Habitat Rights Granted to Baiga Tribal Group
In the lead-up to the Assembly elections in Chhattisgarh, significant progress has been made in recognizing habitat rights for Particularly Vulnerable Tribal Groups (PVTGs) in the state. The Baiga PVTG has become the second group to receive habitat rights, following the Kamar PVTG. These rights provide PVTGs with authority over their traditional habitats, preserving their socio-cultural practices, livelihoods, and knowledge of biodiversity.
What Are Habitat Rights?
Habitat rights recognition empowers vulnerable tribal communities by granting them rights over their customary territories, socio-cultural practices, livelihoods, and traditional knowledge of natural resources. This includes the protection and conservation of their natural and cultural heritage. Habitat rights are instrumental in preserving traditional livelihoods and ecological knowledge passed down through generations.
Legal Basis for Habitat Rights
Habitat rights are provided to PVTGs under Section 3(1)(e) of the Scheduled Tribes and Other Traditional Forest Dwellers (Recognition of Forest Rights) Act, 2006, commonly known as the Forest Rights Act (FRA). According to Section 2(h) of FRA, “habitat” encompasses customary habitats in reserved forests, protected forests of primitive tribal groups, and other forest-dwelling Scheduled Tribes.

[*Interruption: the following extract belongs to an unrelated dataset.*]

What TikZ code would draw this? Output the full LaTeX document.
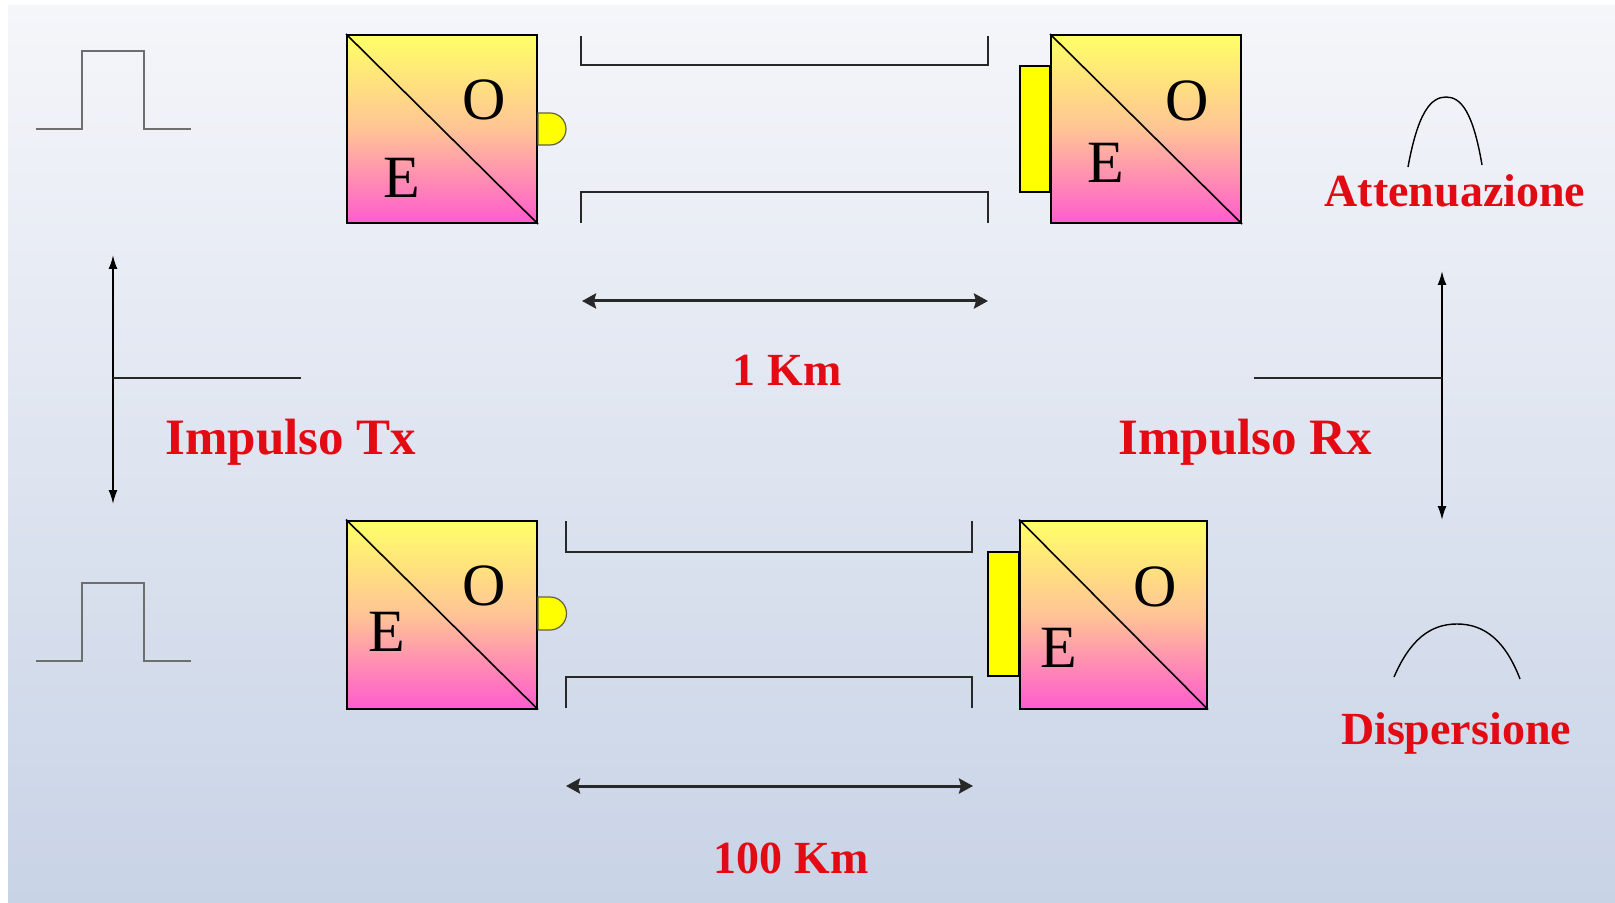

Utilization to Protect Habitats
Habitat rights offer PVTGs the means to safeguard their habitats from potentially harmful developmental activities. While these rights may not grant ownership titles, they require the consent and consultation of the gram sabha (village assembly) for any development activities. Habitat rights provide an additional layer of legal protection under various laws, including the Forest Conservation Act, the Land Acquisition law of 2013, and the SC/ST Prevention of Atrocities Act.
Identification of Particularly Vulnerable Tribal Groups (PVTGs)
The Ministry of Tribal Affairs identifies PVTGs as tribal communities that are technologically backward, with low literacy rates, stagnant or declining population growth, and subsistence-level economies. These groups often inhabit isolated, remote, and challenging areas.
Status of Habitat Rights Across India
Out of the 75 PVTGs recognized by the Ministry of Tribal Affairs, only three have been granted habitat rights. The Bharia PVTG in Madhya Pradesh was the first, followed by the Kamar tribe and now the Baiga tribe in Chhattisgarh.
Particularly Vulnerable Tribal Groups in Chhattisgarh
Chhattisgarh is home to seven PVTGs, residing in 17 of the state’s 33 districts. These tribes include Kamar, Baiga, Pahadi Korba, Abujhmadiya, Birhor, Pando, and Bhujia. While the central government designates the first five tribes as PVTGs, the state government confers the status on Pando and Bhujia.
Process of Defining Habitats
Habitats are determined through a consultative process involving four state-level departments: Forest, Revenue, Tribal, and Panchayati Raj. Tribal leaders from the respective communities are consulted to ascertain the extent of their cultural traditions, occupations, and practices. This is corroborated by the government before officially declaring a habitat.
Initiating the Habitat Rights Procedure in Chhattisgarh
The process of granting habitat rights to PVTGs in Chhattisgarh began with the Kamar tribe as a pilot project in December 2021. It is a meticulous and time-consuming procedure that requires building rapport with the introverted and reserved PVTGs. The pilot project laid the foundation for expediting the process in the future.
Number of PVTGs with Habitat Rights
As of now, 22 Para/Tola (hamlets) with a population of approximately 2,500 people from the Kamar tribe and 6,483 individuals from the Baiga tribe have been granted habitat rights. The process of recognizing habitat rights continues to evolve, providing these vulnerable tribal communities with legal protection and a voice in decisions affecting their traditional habitats.